Светлый фон

Ге-ни-аль-но.

Ай да Жэка, ай да сукин сын.

Пусть попробуют отказать больному в медицинской помощи…

Подполковник попытался привстать. И не смог. Тело стало ватным, дряблым, мелкая дрожь пробивала каждую мышцу, руки дрожали.

Нет, никак. Если бы подлые мальчишки не зажилили пойло…

— Прошу прощения, господин подполковник… В тускловатом сиянии трех огарков, мигающих в розанах канделябра, вновь колышутся лица. Опять Руби…

— Крис, Крис! — Пальцы Харитонидиса судорожно заскребли по горлу.

— Видите, профессор? — голос начальника юротдела озабочен.

— Да вижу, вижу, все вижу, дорогуша, — отзывается второй, но нельзя понять, отвечает ли он Кристоферу или обращается к подполковнику. — Что ж это вы, милейший, как же это вы не убереглись? Теперь, вот-те — нате, изволь все с самого начала начинать…

Полузатянутая засиженным мухами туманом, над лежащим склоняется пушистая седенькая эспаньолка, добрые близорукие глаза, увеличенные толстыми линзами в роговой оправе, торчком из нагрудного кармашка — облупившаяся трубочка стетоскопа.

Доктор Зорге!

Спаситель, отец родной!

— Рувим Газиевич, — сипло прохрипел страждущий, — полечиться бы…

— Обязательно, — радостно подхватывает ведущий эскулап Козы. — И думать не думайте, что бросим вас такого.

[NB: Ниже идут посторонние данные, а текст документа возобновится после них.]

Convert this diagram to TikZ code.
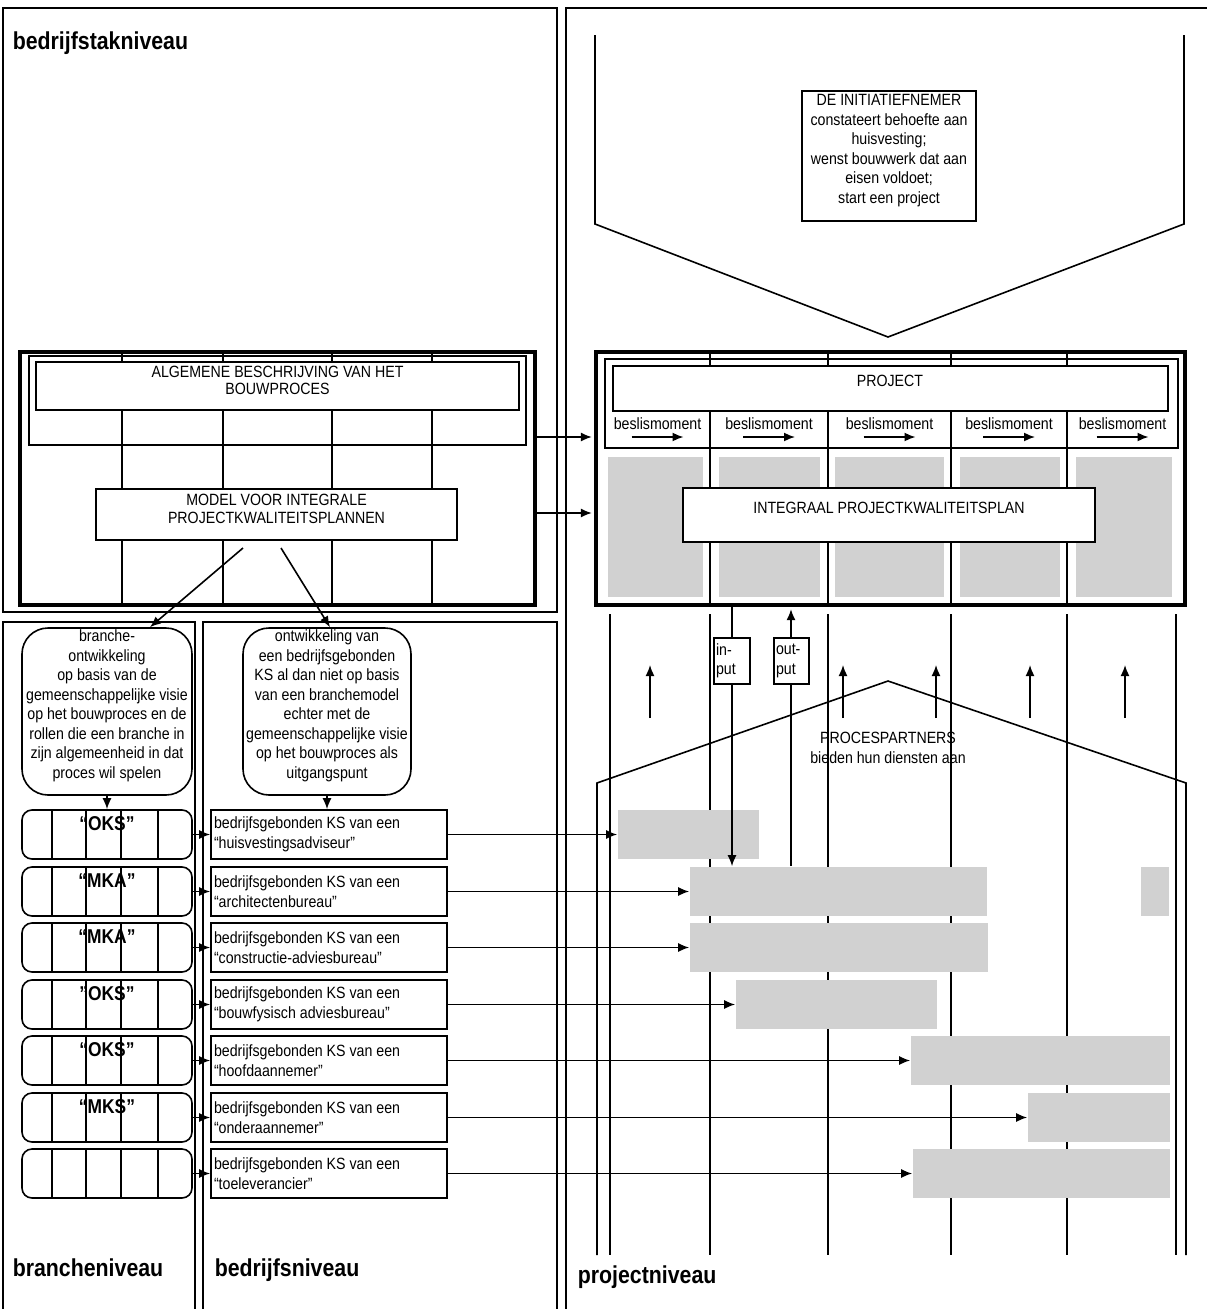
\documentclass[tikz,border=0pt]{standalone}
\usepackage{fontspec}
\setmainfont[FakeStretch=0.87]{Liberation Sans}
\usetikzlibrary{arrows.meta,fit}
\definecolor{boxgray}{gray}{0.82}
\newcommand\myfs{\fontsize{16.3}{19.5}\selectfont}
\newcommand\myfsb{\fontsize{16.3}{17.5}\selectfont}
\newcommand\mytitle{\fontsize{24.5}{28}\selectfont\bfseries}
\begin{document}
\begin{tikzpicture}[x=1pt,y=-1pt,line width=1.6pt,
  tip/.style={-{Latex[length=11pt,width=9pt]}},
  pane/.style={line width=1.7pt},
  thickbox/.style={draw,line width=4.2pt,inner sep=0pt},
  wbox/.style={draw,fill=white,inner sep=0pt,font=\myfs,align=center},
  gbox/.style={fill=boxgray,inner sep=0pt},
  rbox/.style={draw,rounded corners=10pt,inner sep=0pt},
  bubble/.style={draw,fill=white,rounded corners=26pt,inner sep=0pt,font=\myfs,align=center},
  txt/.style={inner sep=0pt,font=\myfs,align=center},
  ttl/.style={inner sep=0pt,font=\mytitle,anchor=base west},
  okslab/.style={inner sep=0pt,font=\fontsize{20}{24}\selectfont\bfseries},
]
\useasboundingbox (0,0) rectangle (1207,1309);
\fill[white] (0,0) rectangle (1207,1309);

% panels
\draw[pane] (3,8) rectangle (557,612);
\draw[pane] (3,1309) -- (3,622) -- (195,622) -- (195,1309);
\draw[pane] (203,1309) -- (203,622) -- (557,622) -- (557,1309);
\draw[pane] (566,1309) -- (566,8) -- (1207,8);

\node[ttl] (t1) at (12,49) {bedrijfstakniveau};
\node[ttl] (t2) at (12,1276) {brancheniveau};
\node[ttl] (t3) at (214,1276) {bedrijfsniveau};
\node[ttl] (t4) at (577,1283) {projectniveau};

% left block
\foreach \x in {122,223,332,432} \draw (\x,352) -- (\x,605);
\draw (29,356) rectangle (526,445);
\node[thickbox, fit={(20,352)(535,605)}] (bouw) {};
\node[wbox, fit={(36,362)(519,410)}, font=\myfsb] (alg) {ALGEMENE BESCHRIJVING VAN HET\\BOUWPROCES};
\node[wbox, fit={(96,489)(457,540)}, font=\myfsb] (model) {MODEL VOOR INTEGRALE\\PROJECTKWALITEITSPLANNEN};

% initiatiefnemer
\draw (595,35) -- (595,224) -- (888,337) -- (1184,224) -- (1184,35);
\node[wbox, fit={(802,91)(976,221)}] (init) {DE INITIATIEFNEMER\\constateert behoefte aan\\huisvesting;\\wenst bouwwerk dat aan\\eisen voldoet;\\start een project};

% project block
\foreach \x in {710,828,951,1067} \draw (\x,352) -- (\x,605);
\draw (605,359) rectangle (1178,448);
\node[gbox, fit={(608,457)(703,597)}] (pc1) {};
\node[gbox, fit={(719,457)(820,597)}] (pc2) {};
\node[gbox, fit={(835,457)(944,597)}] (pc3) {};
\node[gbox, fit={(960,457)(1060,597)}] (pc4) {};
\node[gbox, fit={(1076,457)(1172,597)}] (pc5) {};
\node[thickbox, fit={(596,352)(1185,605)}] (proj) {};
\node[wbox, fit={(613,366)(1168,411)}] (projbox) {};
\node[txt] (projt) at (890,381) {PROJECT};
\foreach \c [count=\i] in {657.5,769,889.5,1009,1122.5} {
  \node[txt] (bm\i) at (\c,424) {beslismoment};
  \draw[tip] (\c-26,437) -- (\c+26,437);
}
\node[wbox, fit={(683,488)(1095,542)}] (ipkp) {};
\node[txt] (ipkpt) at (889,508) {INTEGRAAL PROJECTKWALITEITSPLAN};

\coordinate (ya) at (0,437);
\coordinate (yb) at (0,513);
\draw[tip,shorten >=2pt] (bouw.east |- ya) -- (proj.west |- ya);
\draw[tip,shorten >=2pt] (bouw.east |- yb) -- (proj.west |- yb);

% lower right
\foreach \x in {610,710,828,951,1067,1176} \draw (\x,614) -- (\x,1255);
\draw (597,1255) -- (597,783) -- (888,681) -- (1186,783) -- (1186,1255);
\foreach \x in {650,843,936,1030,1125} \draw[tip] (\x,718) -- (\x,665);
\node[txt] (pp) at (888,748) {PROCESPARTNERS\\bieden hun diensten aan};

% rows
\foreach \t/\lab/\nm/\ga/\gb [count=\i] in {
  810/{“OKS”}/{“huisvestingsadviseur”}/618/759,
  867/{“MKA”}/{“architectenbureau”}/690/987,
  923/{“MKA”}/{“constructie-adviesbureau”}/690/988,
  980/{"OKS"}/{“bouwfysisch adviesbureau”}/736/937,
  1036/{“OKS”}/{“hoofdaannemer”}/911/1170,
  1093/{“MKS”}/{“onderaannemer”}/1028/1170,
  1149/{}/{“toeleverancier”}/913/1170} {
  \node[rbox, fit={(22,\t)(192,\t+49)}] (oks\i) {};
  \foreach \x in {52,86,121,158} \draw (\x,\t) -- (\x,\t+49);
  \node[okslab] (okl\i) at (107,\t+14) {\lab};
  \node[draw, inner sep=0pt, fit={(211,\t)(447,\t+49)}] (bed\i) {};
  \node[txt, align=left, anchor=west] (bedt\i) at ([xshift=3pt]bed\i.west) {bedrijfsgebonden KS van een\\\nm};
  \node[gbox, fit={(\ga,\t)(\gb,\t+49)}] (g\i) {};
  \draw[tip] (oks\i.east) -- (bed\i.west);
  \draw[tip] (bed\i.east) -- (g\i.west);
}
\node[gbox, fit={(1141,867)(1169,916)}] (g2b) {};

% input / output
\coordinate (inx) at (732,0);
\coordinate (outx) at (791,0);
\draw[tip] (inx |- proj.south) -- (inx |- g2.north);
\draw[tip,shorten >=2pt] (outx |- g2.north) -- (outx |- proj.south);
\node[draw, fill=white, inner sep=0pt, fit={(714,638)(750,684)}] (inb) {};
\node[txt, align=left, anchor=west] (inbt) at ([xshift=2pt]inb.west) {in-\\put};
\node[draw, fill=white, inner sep=0pt, fit={(774,638)(809,684)}] (outb) {};
\node[txt, align=left, anchor=west] (outbt) at ([xshift=2pt]outb.west) {out-\\put};

% bubbles
\node[bubble, fit={(22,628)(192,795)}] (branche) {branche-\\ontwikkeling\\op basis van de\\gemeenschappelijke visie\\op het bouwproces en de\\rollen die een branche in\\zijn algemeenheid in dat\\proces wil spelen};
\node[bubble, fit={(243,628)(411,795)}] (ontw) {ontwikkeling van\\een bedrijfsgebonden\\KS al dan niet op basis\\van een branchemodel\\echter met de\\gemeenschappelijke visie\\op het bouwproces als\\uitgangspunt};
\coordinate (m1) at (243,548);
\coordinate (m2) at (281,548);
\draw[tip] (m1) -- ([xshift=43pt]branche.north);
\draw[tip] (m2) -- ([xshift=3pt]ontw.north);
\draw[tip] (branche.south) -- (oks1.north);
\draw[tip] (ontw.south) -- (ontw.south |- bed1.north);
\end{tikzpicture}
\end{document}
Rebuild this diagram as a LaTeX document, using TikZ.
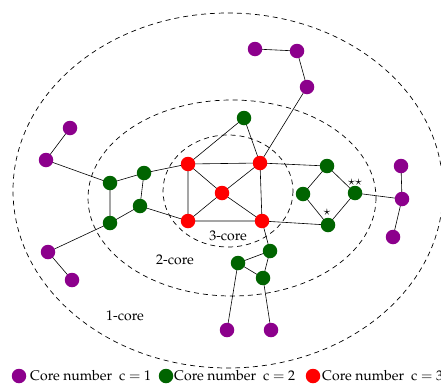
\documentclass[tikz,border=0pt]{standalone}
\usepackage[T1]{fontenc}
\usepackage{mathpazo}
\usetikzlibrary{backgrounds}
\definecolor{cpur}{RGB}{140,0,140}
\definecolor{cgrn}{RGB}{0,100,0}
\definecolor{cred}{RGB}{255,0,0}
\tikzset{
  vtx/.style={circle,inner sep=0pt,minimum size=14.5pt},
  pv/.style={vtx,fill=cpur},
  gv/.style={vtx,fill=cgrn},
  rv/.style={vtx,fill=cred},
  edge/.style={line width=0.6pt},
  coreline/.style={dash pattern=on 5pt off 4pt,line width=0.7pt},
  lbl/.style={font=\fontsize{14}{16}\selectfont,inner sep=0pt},
  star/.style={font=\fontsize{13}{13}\selectfont,inner sep=0pt}
}
\begin{document}
\begin{tikzpicture}[x=1pt,y=-1pt]
\useasboundingbox (0,0) rectangle (441,383);
% nodes
\node[pv] (p1) at (255,49) {};
\node[pv] (p2) at (297,51) {};
\node[pv] (p3) at (307,87) {};
\node[pv] (p4) at (70,128) {};
\node[pv] (p5) at (46,160) {};
\node[pv] (p6) at (48,252) {};
\node[pv] (p7) at (72,280) {};
\node[pv] (p8) at (401,166) {};
\node[pv] (p9) at (402,199) {};
\node[pv] (p10) at (393,237) {};
\node[pv] (p11) at (227,330) {};
\node[pv] (p12) at (271,330) {};
\node[gv] (g1) at (244,118) {};
\node[gv] (g2) at (110,183) {};
\node[gv] (g3) at (144,173) {};
\node[gv] (g4) at (140,206) {};
\node[gv] (g5) at (110,223) {};
\node[gv] (g6) at (327,166) {};
\node[gv] (g7) at (303,194) {};
\node[gv] (g8) at (355,193) {};
\node[gv] (g9) at (328,225) {};
\node[gv] (g10) at (270,251) {};
\node[gv] (g11) at (238,263) {};
\node[gv] (g12) at (263,278) {};
\node[rv] (r1) at (188,164) {};
\node[rv] (r2) at (260,163) {};
\node[rv] (r3) at (222,193) {};
\node[rv] (r4) at (188,221) {};
\node[rv] (r5) at (262,221) {};
\begin{pgfonlayer}{background}
% core ellipses
\draw[coreline] (228,190.5) ellipse [x radius=215,y radius=177.5];
\draw[coreline] (232,198) ellipse [x radius=144,y radius=98];
\draw[coreline] (228,191) ellipse [x radius=65,y radius=56];
% edges
\draw[edge] (p1.center)--(p2.center) (p2.center)--(p3.center) (p3.center)--(r2.center)
  (p4.center)--(p5.center) (p5.center)--(g2.center) (p6.center)--(g5.center) (p6.center)--(p7.center)
  (p8.center)--(p9.center) (p9.center)--(p10.center) (p9.center)--(g8.center)
  (p11.center)--(g11.center) (p12.center)--(g12.center)
  (g1.center)--(r1.center) (g1.center)--(r2.center)
  (g2.center)--(g3.center) (g2.center)--(g5.center) (g3.center)--(g4.center) (g4.center)--(g5.center)
  (g3.center)--(r1.center) (g4.center)--(r4.center)
  (r1.center)--(r2.center) (r1.center)--(r4.center) (r2.center)--(r5.center) (r4.center)--(r5.center)
  (r1.center)--(r3.center) (r2.center)--(r3.center) (r3.center)--(r4.center) (r3.center)--(r5.center)
  (r2.center)--(g6.center) (r5.center)--(g9.center)
  (g6.center)--(g7.center) (g7.center)--(g9.center) (g6.center)--(g8.center) (g9.center)--(g8.center)
  (r5.center)--(g10.center) (g10.center)--(g11.center) (g11.center)--(g12.center) (g12.center)--(g10.center);
\end{pgfonlayer}
% stars
\node[star] (s2) at (355,182) {$\star\star$};
\node[star] (s1) at (327,212) {$\star$};
% labels
\node[lbl] (l3) at (228,236) {3-core};
\node[lbl] (l2) at (175,260) {2-core};
\node[lbl] (l1) at (125,316) {1-core};
% legend
\node[pv] (k1) at (19,376) {};
\node[lbl,anchor=west] (t1) at (30,376) {Core number\ \ c $=$ 1};
\node[gv] (k2) at (166,376) {};
\node[lbl,anchor=west] (t2) at (174,376) {Core number\ \ c $=$ 2};
\node[rv] (k3) at (313,376) {};
\node[lbl,anchor=west] (t3) at (322,376) {Core number\ \ c $=$ 3};
\end{tikzpicture}
\end{document}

Только вы уж простите старика за откровенность, на сей раз — никакой амбулаторщины, только стационар, безусловно и категорически стационар. Один раз, mea culpa (Моя вина (лат.).), поверили на слово, теперь хватит, дорогуша, никаких больше экспериментов. Вы для нас — отец родной, вам болеть никак нельзя…

— Пи-ить…

— Конечно, конечно, сколько угодно… Эжен-Виктор жадно приник к стакану и, глухо зарычав, выплюнул холодную минералку прямо на белоснежный халат доктора.

— Дайте пить, гниды! Пи-ить да-айте!! Хочется крушить и рвать. Не получается. Вспышка гнева отняла силы. Все как когда-то. Над самым ухом — голоса.

— Подержите-ка его, Кристофер. Вот так, так. Хорошо.

Комариный укус в плечо.

Черное пламя, рвущее душу на куски, опадает.